Deux générations qui fusionnent
Salle après salle, deux esthétiques, deux générations et deux tempéraments se croisent et fusionnent : celle de la “rage et de l’engagement de Basquiat à faire exister la figure noire”, avec une “fantaisie de l’enfance” empreinte de “gravité”, selon Mme Pagé. Et celle, “plus distanciée, de Warhol, qui intervenait dans tous les médias et qui a cassé beaucoup de règles, inscrivant l’art populaire dans la modernité classique”, ajoute-t-elle.
Drames, violences policières et racisme croisent ainsi folie consumériste, culture populaire et imagerie pop, le tout entremêlé de signes, de graffitis, de symboles, de lettres et de chiffres. En jaune sur fond noir, Taxi, 45th/Broadway, représente par exemple un homme noir qui essaie d’arrêter un taxi dans la rue, “blanc infâme, à la face rouge, qui passe en ricanant”, commente la spécialiste.
“Ce n’est ni du Warhol, ni du Basquiat, mais un troisième artiste qui émerge”, dit-elle. Keith Haring qualifiait ce travail “à quatre mains”, inspiré de la collaboration musicale, de “conversation en peinture”, pleine de “respect”, de générosité et de confiance mais aussi de joute. Un immense tableau de dix mètres de long, intitulé African Masks, mélange de masques et de figures réelles – allusion probable à une exposition au MoMA de l’époque sur le primitivisme et la modernité – fait partie, selon Mme Pagé, “des plus réussis, les ‘organiques’, ceux où on ne distingue plus qui a fait quoi, comme le disait Warhol lui-même”.
“Énergie extraordinaire”
“Warhol, sans doute fatigué des portraits mondains qu’il faisait en sérigraphie et soucieux de tout ce qu’il se passait dans le monde de l’art à New York Downtown avait besoin de participer à cette énergie extraordinaire”, insufflée par Basquiat et son groupe d’ami·e·s. Le “radiant child” lui a fait reprendre le pinceau et travailler “comme un fou”.

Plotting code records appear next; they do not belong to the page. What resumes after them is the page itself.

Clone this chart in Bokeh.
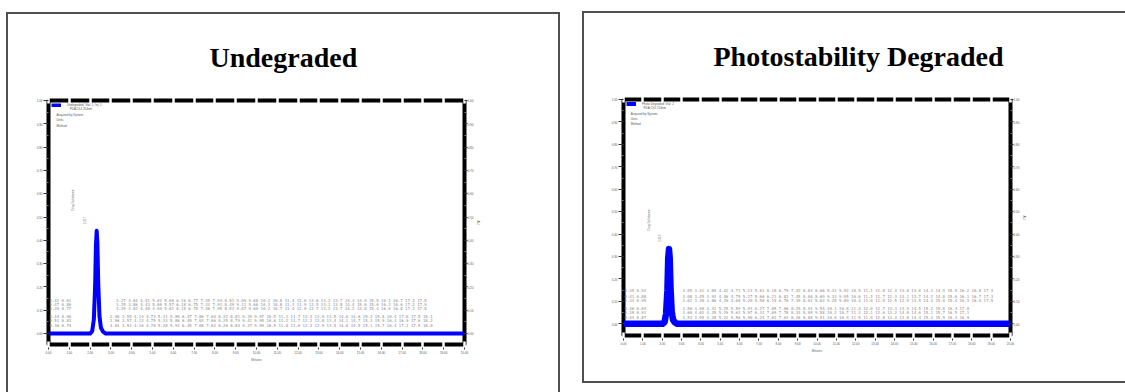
from math import pi

from bokeh.core.properties import value
from bokeh.embed import file_html
from bokeh.layouts import column, row
from bokeh.models import FixedTicker, LinearAxis, NumeralTickFormatter, Spacer
from bokeh.plotting import figure
from bokeh.resources import INLINE

# ---------------------------------------------------------------------------
# Chromatogram traces: retention time (min) and absorbance (AU)
# ---------------------------------------------------------------------------
undeg_time = [0.00, 2.00, 2.10, 2.18, 2.24, 2.28, 2.317, 2.35, 2.39, 2.45, 2.52, 2.62, 2.75, 20.00]
undeg_abs = [0.000, 0.000, 0.010, 0.060, 0.200, 0.380, 0.441, 0.390, 0.220, 0.075, 0.025, 0.008, 0.000, 0.000]

photo_time = [0.00, 2.02, 2.12, 2.20, 2.27, 2.31, 2.352, 2.39, 2.43, 2.49, 2.56, 2.66, 2.78, 20.00]
photo_abs = [0.000, 0.000, 0.008, 0.045, 0.150, 0.290, 0.333, 0.290, 0.160, 0.055, 0.018, 0.006, 0.000, 0.000]

undeg_rt = "2.317"
photo_rt = "2.352"
peak_name = "Drug Substance"

x_ticks = [0, 1, 2, 3, 4, 5, 6, 7, 8, 9, 10, 11, 12, 13, 14, 15, 16, 17, 18, 19, 20]
y_ticks = [0.0, 0.1, 0.2, 0.3, 0.4, 0.5, 0.6, 0.7, 0.8, 0.9, 1.0]
y_minor = [0.05, 0.15, 0.25, 0.35, 0.45, 0.55, 0.65, 0.75, 0.85, 0.95]

# header block printed in the upper-left corner of each plot
undeg_header = ["Undegraded; Vial: 1; Inj: 1", "PDA Ch1 254nm", "Acquired by System", "Units", "Method"]
photo_header = ["Photo Degraded; Vial: 2", "PDA Ch1 254nm", "Acquired by System", "Units", "Method"]

# retention-time labels of the small baseline peaks
undeg_rows_left = ["0.42 0.81", "0.47 0.86", "0.39 0.77", "0.44 0.90", "0.51 0.83", "0.36 0.79"]
undeg_rows = [
    "3.27 3.84 4.41 5.02 5.60 6.16 6.77 7.35  7.93 8.51  9.09 9.68 10.2 10.8 11.4 12.0 12.6  13.2 13.7 14.3  14.9 15.5 16.1  16.7  17.3 17.8",
    "3.25 3.86 4.43 5.00 5.57 6.18 6.75 7.33  7.91 8.49  9.11 9.66 10.3 10.8 11.3 11.9 12.5  13.1 13.8 14.4  15.0 15.6 16.2  16.6  17.2 17.9",
    "3.29 3.82 4.40 4.99 5.61 6.15 6.78 7.36  7.95 8.53  9.07 9.69 10.2 10.7 11.4 12.0 12.7  13.2 13.7 14.2  14.8 15.4 16.0  16.8  17.3 17.8",
    " 2.98 3.55 4.14 4.72 5.31 5.89 6.47 7.06  7.64 8.22  8.81 9.39 9.97 10.5 11.1 11.7 12.3 12.9 13.5 14.0 14.6 15.2 15.8 16.4 17.0 17.5 18.1",
    " 2.96 3.57 4.12 4.75 5.33 5.86 6.49 7.03  7.66 8.25  8.79 9.41 9.95 10.6 11.2 11.7 12.2 12.8 13.4 14.1 14.7 15.3 15.9 16.3 16.9 17.6 18.2",
    " 3.01 3.53 4.16 4.70 5.28 5.91 6.45 7.08  7.62 8.20  8.84 9.37 9.99 10.5 11.0 11.6 12.3 12.9 13.5 14.0 14.5 15.1 15.7 16.4 17.1 17.5 18.0",
]

photo_rows_left = ["0.35 0.92", "0.41 0.88", "0.33 0.95", "0.46 0.84", "0.38 0.91", "0.43 0.87"]
photo_rows = [
    "3.05  3.41  3.89  4.42 4.71  5.23 5.61  6.18 6.79 7.42 8.03 8.66 9.31 9.92 10.5 11.1 11.8 12.4 13.0 13.6 14.3 14.9 15.5 16.2 16.8 17.4",
    "3.08  3.45  3.93  4.46 4.75  5.27 5.66  6.21 6.83 7.45 8.08 8.69 9.33 9.95 10.6 11.2 11.7 12.3 13.1 13.7 14.2 14.8 15.6 16.1 16.7 17.3",
    "3.02  3.38  3.86  4.39 4.68  5.20 5.58  6.15 6.76 7.39 8.01 8.63 9.28 9.89 10.4 11.0 11.9 12.5 12.9 13.5 14.4 15.0 15.4 16.3 16.9 17.5",
    "   3.56 3.98 4.31  5.25 5.59 5.93 6.27  7.05 7.66 8.29 8.91 9.54 10.1 10.8 11.4 12.0 12.7 13.3 13.9 14.5 15.2 15.8 16.4 17.0",
    "   3.60 4.02 4.35  5.29 5.63 5.97 6.31  7.09 7.70 8.33 8.95 9.58 10.2 10.7 11.3 12.1 12.6 13.2 14.0 14.6 15.1 15.7 16.5 17.1",
    "   3.53 3.95 4.28  5.22 5.56 5.90 6.24  7.02 7.63 8.26 8.88 9.51 10.0 10.9 11.5 11.9 12.8 13.4 13.8 14.4 15.3 15.9 16.3 16.9",
]

BLUE = "#0000ff"
SMALL_FONT = "Liberation Sans"
MONO_FONT = "DejaVu Sans Mono"
BOX_LINE = "2px solid #505050"


def style_axis(ax, tick_out=5, standoff=1):
    ax.axis_line_color = None
    ax.major_tick_line_color = "#333333"
    ax.major_tick_line_width = 1
    ax.major_tick_out = tick_out
    ax.major_tick_in = 0
    ax.minor_tick_line_color = "#777777"
    ax.minor_tick_out = 2
    ax.minor_tick_in = 0
    ax.major_label_text_font = SMALL_FONT
    ax.major_label_text_font_size = "3px"
    ax.major_label_text_color = "#555555"
    ax.major_label_standoff = standoff
    ax.axis_label_text_font = SMALL_FONT
    ax.axis_label_text_font_size = "3px"
    ax.axis_label_text_font_style = "normal"
    ax.axis_label_text_color = "#666666"
    ax.axis_label_standoff = 2


def notch(ax):
    # white minor ticks cut small gaps through the heavy frame line
    ax.minor_tick_line_color = "white"
    ax.minor_tick_line_width = 2.5
    ax.minor_tick_in = 3
    ax.minor_tick_out = 3


def chromatogram(title, title_offset, width, height, borders, y_min,
                 t, a, line_w, rt, header, header_pos, rt_pos,
                 rows_left, rows, rows_x, rows_y):
    left, right, top, bottom = borders
    p = figure(width=width, height=height, x_range=(0, 20), y_range=(y_min, 1.0),
               output_backend="svg", toolbar_location=None,
               min_border_left=left, min_border_right=right,
               min_border_top=top, min_border_bottom=bottom,
               x_axis_label="Minutes")
    p.title.text = title
    p.title.align = "left"
    p.title.offset = title_offset
    p.title.standoff = 50
    p.title.vertical_align = "bottom"
    p.title.text_font = "Liberation Serif"
    p.title.text_font_size = "28px"
    p.title.text_font_style = "bold"
    p.title.text_color = "black"

    p.background_fill_color = "white"
    p.border_fill_color = "white"
    p.outline_line_color = "black"
    p.outline_line_width = 4
    p.outline_line_alpha = 1.0
    p.xgrid.visible = False
    p.ygrid.visible = False

    bottom_axis = p.below[0]
    left_axis = p.left[0]
    right_axis = LinearAxis(axis_label="AU")
    p.add_layout(right_axis, "right")

    bottom_axis.ticker = FixedTicker(ticks=x_ticks, minor_ticks=x_ticks)
    bottom_axis.formatter = NumeralTickFormatter(format="0.00")
    for ax in (left_axis, right_axis):
        ax.ticker = FixedTicker(ticks=y_ticks, minor_ticks=y_minor)
        ax.formatter = NumeralTickFormatter(format="0.00")
    style_axis(bottom_axis)
    style_axis(left_axis)
    style_axis(right_axis, tick_out=3, standoff=0)
    right_axis.axis_label_standoff = 0
    notch(bottom_axis)

    # unlabeled top axis: only white notches at each minute
    top_axis = LinearAxis(ticker=FixedTicker(ticks=[], minor_ticks=x_ticks),
                          axis_line_color=None, major_tick_line_color=None)
    notch(top_axis)
    p.add_layout(top_axis, "above")

    # minor-peak retention time rows along the baseline
    p.text(x=[0.05] * len(rows_left), y=rows_y, text=rows_left,
           text_font=value(MONO_FONT), text_font_size=value("4px"),
           text_color="#8a8a8a", text_align="left", text_baseline="middle")
    p.text(x=rows_x, y=rows_y, text=rows,
           text_font=value(MONO_FONT), text_font_size=value("4px"),
           text_color="#8a8a8a", text_align="left", text_baseline="middle")

    # trace
    p.line(t, a, line_color=BLUE, line_width=line_w, line_join="round",
           legend_label=header[0])

    # header lines below the legend entry
    hx, hy = header_pos
    p.text(x=hx, y=hy, text=header[1:],
           text_font=value(SMALL_FONT), text_font_size=value("3px"),
           text_color="#555555", text_align="left", text_baseline="middle")

    # vertical peak labels
    (nx, ny), (rx, ry) = rt_pos
    p.text(x=[nx, rx], y=[ny, ry], text=[peak_name, rt], angle=pi / 2,
           text_font=value(SMALL_FONT), text_font_size=value("3px"),
           text_color="#777777", text_align="center", text_baseline="middle")

    lg = p.legend[0]
    lg.location = "top_left"
    lg.margin = 3
    lg.padding = 0
    lg.spacing = 0
    lg.glyph_width = 10
    lg.glyph_height = 4
    lg.label_height = 4
    lg.label_standoff = 6
    lg.label_text_font = SMALL_FONT
    lg.label_text_font_size = "3px"
    lg.label_text_color = "#555555"
    lg.border_line_color = None
    lg.background_fill_alpha = 0
    return p


undeg = chromatogram(
    "Undegraded", 161, 554, 380, (40, 98, 85, 50), -0.047,
    undeg_time, undeg_abs, 4, undeg_rt,
    undeg_header,
    ([1.02, 0.39, 0.39, 0.39], [0.963, 0.940, 0.918, 0.892]),
    ((1.17, 0.573), (1.70, 0.485)),
    undeg_rows_left, undeg_rows,
    [3.25, 3.25, 3.25, 2.95, 2.95, 2.95],
    [0.142, 0.125, 0.108, 0.073, 0.056, 0.034],
)
undeg.styles = {"border-top": BOX_LINE, "border-left": BOX_LINE, "border-right": BOX_LINE}

photo = chromatogram(
    "Photostability Degraded", 90, 543, 372, (39, 117, 85, 50), -0.052,
    photo_time, photo_abs, 6.5, photo_rt,
    photo_header,
    ([1.04, 0.37, 0.37, 0.37], [0.964, 0.937, 0.914, 0.892]),
    ((1.28, 0.463), (1.87, 0.381)),
    photo_rows_left, photo_rows,
    [3.05, 3.05, 3.05, 3.05, 3.05, 3.05],
    [0.147, 0.124, 0.106, 0.070, 0.052, 0.029],
)
photo.styles = {"border-top": BOX_LINE, "border-left": BOX_LINE, "border-bottom": BOX_LINE}

page = row(
    Spacer(width=6),
    column(Spacer(height=12), undeg),
    Spacer(width=22),
    column(Spacer(height=11), photo),
)

open("out.html", "w").write(file_html(page, INLINE))
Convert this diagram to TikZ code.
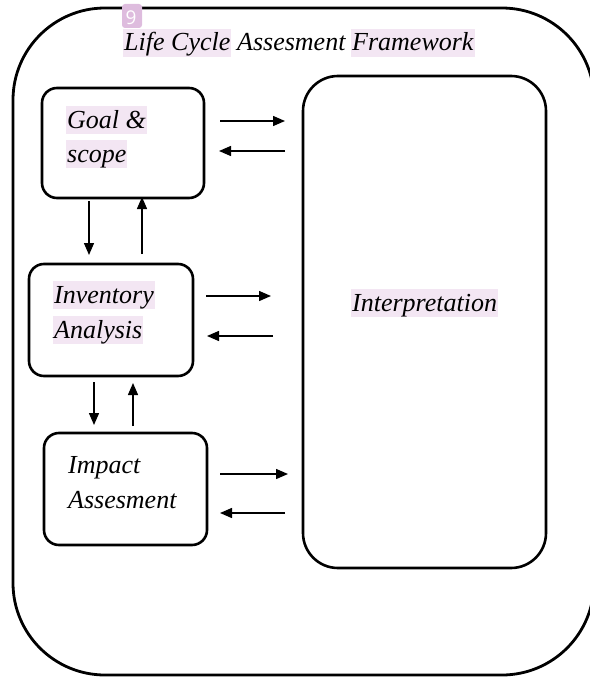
\documentclass[tikz,border=0pt]{standalone}
\usepackage{fontspec}
\setmainfont{Liberation Serif}
\newfontfamily\badgefont{Open Sans}
\usetikzlibrary{arrows.meta}
\definecolor{hl}{RGB}{243,230,243}
\definecolor{badge}{RGB}{222,188,222}
\begin{document}
\begin{tikzpicture}[x=1pt,y=-1pt,
  box/.style={draw,line width=2.6pt,rounded corners=15pt,inner sep=0,rectangle},
  lbl/.style={anchor=base west,inner sep=0,font=\fontsize{26}{30}\selectfont\itshape},
  hlt/.style={lbl,fill=hl,text height=22pt,text depth=6pt,inner xsep=1pt},
  arr/.style={line width=1.4pt,-{Triangle[length=12pt,width=10pt]}}]
\useasboundingbox (0,0) rectangle (589,677);
% outer frame
\draw[line width=2.8pt,rounded corners=92pt] (13,8) rectangle (594,675);
% boxes
\node[box,minimum width=162pt,minimum height=110pt] (goal) at (123,143) {};
\node[box,minimum width=164pt,minimum height=112pt] (inv) at (111,320) {};
\node[box,minimum width=163pt,minimum height=112pt] (imp) at (125.5,489) {};
\node[box,rounded corners=35pt,minimum width=243pt,minimum height=492pt] (interp) at (424.5,322) {};
% title
\node[hlt] (t1) at (123,51) {Life Cycle};
\node[lbl] (t2) at (237,51) {Assesment};
\node[hlt] (t3) at (351,51) {Framework};
% badge
\node[fill=badge,rounded corners=3pt,minimum width=20pt,minimum height=24pt,inner sep=0] (badge) at (132,16) {};
\node[text=white,inner sep=0,anchor=base,font=\badgefont\fontsize{19}{19}\selectfont] (nine) at (131,25) {9};
% box labels
\node[hlt] (g1) at (66,128) {Goal \&};
\node[hlt] (g2) at (66,162) {scope};
\node[hlt] (i1) at (53,303) {Inventory};
\node[hlt] (i2) at (53,338) {Analysis};
\node[lbl] (m1) at (68,473) {Impact};
\node[lbl] (m2) at (68,508) {Assesment};
\node[hlt] (p1) at (351,311) {Interpretation};
% arrow end points
\coordinate (ga1) at (220,121); \coordinate (gb1) at (285,121);
\coordinate (ga2) at (285,151); \coordinate (gb2) at (219,151);
\coordinate (ia1) at (206,296); \coordinate (ib1) at (271,296);
\coordinate (ia2) at (273,336); \coordinate (ib2) at (207,336);
\coordinate (ma1) at (220,474); \coordinate (mb1) at (288,474);
\coordinate (ma2) at (285,513); \coordinate (mb2) at (220,513);
\coordinate (va1) at (89,201); \coordinate (vb1) at (89,255);
\coordinate (va2) at (142,254); \coordinate (vb2) at (142,197);
\coordinate (wa1) at (94,382); \coordinate (wb1) at (94,425);
\coordinate (wa2) at (133,426); \coordinate (wb2) at (133,383);
\foreach \s in {g,i,m,v,w}{
  \draw[arr] (\s a1) -- (\s b1);
  \draw[arr] (\s a2) -- (\s b2);
}
\end{tikzpicture}
\end{document}
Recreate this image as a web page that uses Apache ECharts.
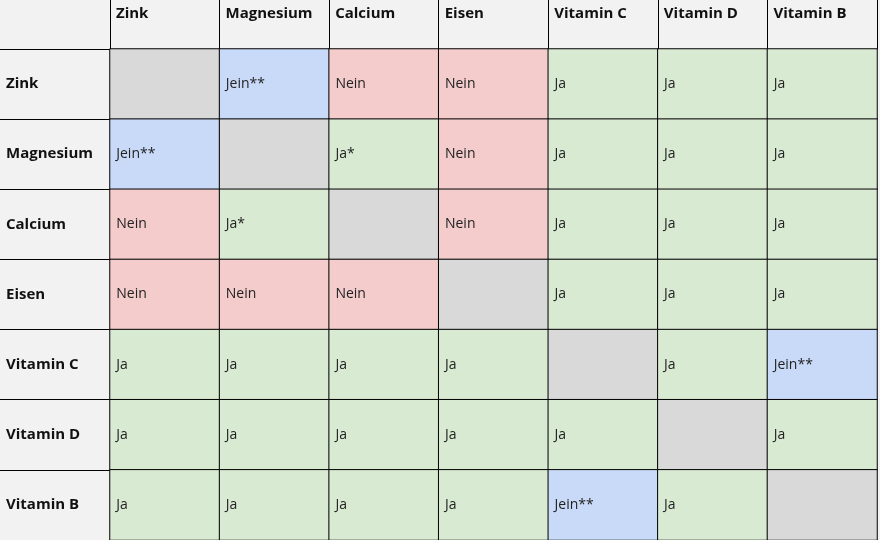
<!DOCTYPE html>
<html><head><meta charset="utf-8">
<script src="https://cdn.jsdelivr.net/npm/echarts@6/dist/echarts.min.js"></script>
<style>html,body{margin:0;padding:0;background:#f2f2f2}#c{width:880px;height:540px}</style>
</head><body><div id="c"></div>
<script>
const cols = ['Zink','Magnesium','Calcium','Eisen','Vitamin C','Vitamin D','Vitamin B'];
const rows = ['Zink','Magnesium','Calcium','Eisen','Vitamin C','Vitamin D','Vitamin B'];
const cellText = [
  ['', 'Jein**', 'Nein', 'Nein', 'Ja', 'Ja', 'Ja'],
  ['Jein**', '', 'Ja*', 'Nein', 'Ja', 'Ja', 'Ja'],
  ['Nein', 'Ja*', '', 'Nein', 'Ja', 'Ja', 'Ja'],
  ['Nein', 'Nein', 'Nein', '', 'Ja', 'Ja', 'Ja'],
  ['Ja', 'Ja', 'Ja', 'Ja', '', 'Ja', 'Jein**'],
  ['Ja', 'Ja', 'Ja', 'Ja', 'Ja', '', 'Ja'],
  ['Ja', 'Ja', 'Ja', 'Ja', 'Jein**', 'Ja', '']
];
const codeOf = {'':0,'Jein**':1,'Nein':2,'Ja':3,'Ja*':3};
const data = [];
cellText.forEach((r,i)=>r.forEach((t,j)=>data.push([j,i,codeOf[t],t])));
const FONT = '"Open Sans", Lato, sans-serif';
const chart = echarts.init(document.getElementById('c'));
chart.setOption({
  backgroundColor:'#f2f2f2',
  animation:false,
  grid:{left:110, top:49, width:770, height:514},
  xAxis:[{
    type:'category', data:cols, position:'top',
    axisLine:{show:true,lineStyle:{color:'#000',width:1}},
    axisTick:{show:true,length:49,lineStyle:{color:'#000',width:1}},
    axisLabel:{show:false}, splitLine:{show:false}
  },{
    type:'value', position:'top', min:0, max:7, interval:1,
    axisLine:{show:false}, axisTick:{show:false}, splitLine:{show:false},
    axisLabel:{formatter:v=>cols[v]||'', align:'left', verticalAlign:'top', margin:43,
      padding:[0,0,0,6], fontFamily:FONT, fontWeight:'bold', fontSize:15, color:'#111'}
  }],
  yAxis:{
    type:'category', data:rows, inverse:true,
    axisLine:{show:true,lineStyle:{color:'#000',width:1}},
    axisTick:{show:true,length:110,lineStyle:{color:'#000',width:1}},
    axisLabel:{align:'left', margin:104, fontFamily:FONT, fontWeight:'bold', fontSize:15, color:'#111'},
    splitLine:{show:false}
  },
  visualMap:{type:'piecewise', show:false, dimension:2,
    pieces:[{value:0,color:'#d9d9d9'},{value:1,color:'#c9daf8'},{value:2,color:'#f4cccc'},{value:3,color:'#d9ead3'}]},
  series:[{
    type:'heatmap', xAxisIndex:0, data:data,
    itemStyle:{borderColor:'#000',borderWidth:1},
    label:{show:true, position:'insideLeft', distance:7, formatter:p=>p.data[3],
      fontFamily:FONT, fontSize:14, color:'#222'},
    emphasis:{disabled:true}
  }]
});
</script></body></html>
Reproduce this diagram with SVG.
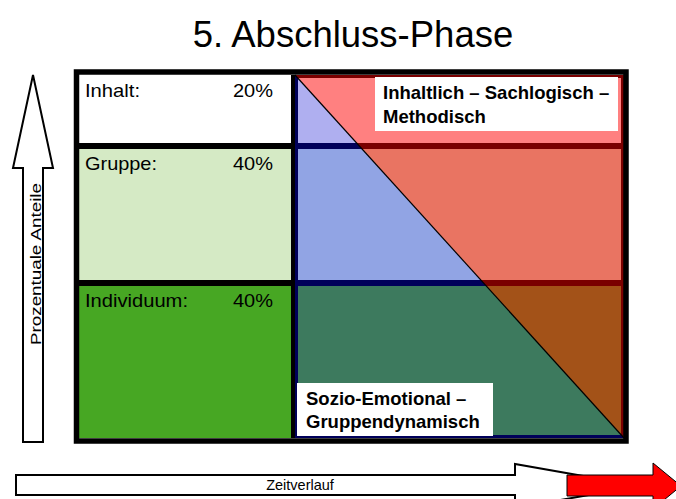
<svg xmlns="http://www.w3.org/2000/svg" width="676" height="499" viewBox="0 0 676 499">
<style>
text{font-family:"Liberation Sans",Arial,sans-serif;fill:#000}
.lbl{font-size:18.5px}
.bold{font-size:18.5px;font-weight:bold}
.arrow{fill:#fff;stroke:#000;stroke-width:2;stroke-linejoin:miter}
</style>
<defs>
<clipPath id="tri"><polygon points="295,75 295,438 624,438"/></clipPath>
</defs>
<rect width="676" height="499" fill="#fff"/>
<text x="353" y="47" font-size="36.5" text-anchor="middle">5. Abschluss-Phase</text>

<g id="left-column">
<rect x="79" y="75" width="212" height="68" fill="#fff"/>
<rect x="79" y="149" width="212" height="131" fill="#d5eac5"/>
<rect x="79" y="286" width="212" height="152" fill="#47a723"/>
</g>

<g id="right-area">
<g id="sachlogisch-layer">
<rect x="295" y="75" width="329" height="68" fill="#ff8080"/>
<rect x="295" y="149" width="329" height="131" fill="#e97462"/>
<rect x="295" y="286" width="329" height="152" fill="#a35218"/>
<rect x="295" y="143" width="329" height="6" fill="#7a0000"/>
<rect x="295" y="280" width="329" height="6" fill="#7a0000"/>
<rect x="296.5" y="76.5" width="326" height="360" fill="none" stroke="#7a0000" stroke-width="3"/>
</g>
<g id="sozio-layer" clip-path="url(#tri)">
<rect x="295" y="75" width="329" height="68" fill="#afaff0"/>
<rect x="295" y="149" width="329" height="131" fill="#91a4e4"/>
<rect x="295" y="286" width="329" height="152" fill="#3d7a5e"/>
<rect x="295" y="143" width="329" height="6" fill="#00005a"/>
<rect x="295" y="280" width="329" height="6" fill="#00005a"/>
<rect x="296.5" y="76.5" width="326" height="360" fill="none" stroke="#00005a" stroke-width="3"/>
</g>
<line x1="295" y1="75" x2="624" y2="438" stroke="#000" stroke-width="1.2"/>
</g>

<g id="frame">
<rect x="76.5" y="72" width="549.5" height="369" fill="none" stroke="#000" stroke-width="5.5"/>
<rect x="291" y="75" width="4" height="363" fill="#000"/>
<rect x="79" y="143" width="212" height="6" fill="#000"/>
<rect x="79" y="280" width="212" height="6" fill="#000"/>
</g>

<g id="node-inhalt">
<text class="lbl" x="85" y="97" textLength="55" lengthAdjust="spacingAndGlyphs">Inhalt:</text>
<text class="lbl" x="233" y="97" textLength="40" lengthAdjust="spacingAndGlyphs">20%</text>
</g>
<g id="node-gruppe">
<text class="lbl" x="85" y="170" textLength="72" lengthAdjust="spacingAndGlyphs">Gruppe:</text>
<text class="lbl" x="233" y="170" textLength="40" lengthAdjust="spacingAndGlyphs">40%</text>
</g>
<g id="node-individuum">
<text class="lbl" x="85" y="307" textLength="103" lengthAdjust="spacingAndGlyphs">Individuum:</text>
<text class="lbl" x="233" y="307" textLength="40" lengthAdjust="spacingAndGlyphs">40%</text>
</g>

<g id="node-sachlogisch">
<rect x="375" y="77" width="243" height="54" fill="#fff"/>
<text class="bold" x="383" y="99">Inhaltlich – Sachlogisch –</text>
<text class="bold" x="383" y="123">Methodisch</text>
</g>
<g id="node-sozio">
<rect x="297" y="383" width="196" height="53" fill="#fff"/>
<text class="bold" x="306" y="405">Sozio-Emotional –</text>
<text class="bold" x="306" y="428">Gruppendynamisch</text>
</g>

<g id="connectors">
<polygon class="arrow" points="23,442 23,168 13,168 33,75 53,168 43,168 43,442"/>
<text transform="translate(41,345) rotate(-90)" font-size="15.5" textLength="162" lengthAdjust="spacingAndGlyphs">Prozentuale Anteile</text>
<polygon class="arrow" points="16,475 515,475 515,464 640,486 515,508 515,495 16,495"/>
<text x="300" y="490" font-size="14.5" text-anchor="middle">Zeitverlauf</text>
<polygon points="567,475 653,475 653,463 681,486 653,509 653,496 567,496" fill="#ff0000" stroke="#000" stroke-width="1"/>
</g>
</svg>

Si personne n’a pu assister aux interventions à tour de rôle sur les toiles, à la Factory de Warhol ou dans l’atelier de Basquiat, “on sait que Warhol œuvrait d’abord au fond, sur grand format, fixait les lignes de force et les logos, neutralisés, détournés voire niés par Basquiat”. Une “insolence totalement acceptée” par son aîné, rapporte la commissaire générale.
L’exposition se conclut sur une œuvre monumentale jamais montrée du vivant des deux artistes, Ten Punching Bags, dix sacs de boxe suspendus et alignés qui révèlent leur approche de la mort : sur chacun des sacs, le visage du Christ inspiré de La Cène de Léonard de Vinci, dessiné par Warhol, qui était croyant, avec le mot “judge” et une couronne d’épines, ajoutés par Basquiat. Warhol est mort des suites d’une opération en 1987. Basquiat l’a rejoint l’année suivante, à 27 ans, d’une overdose.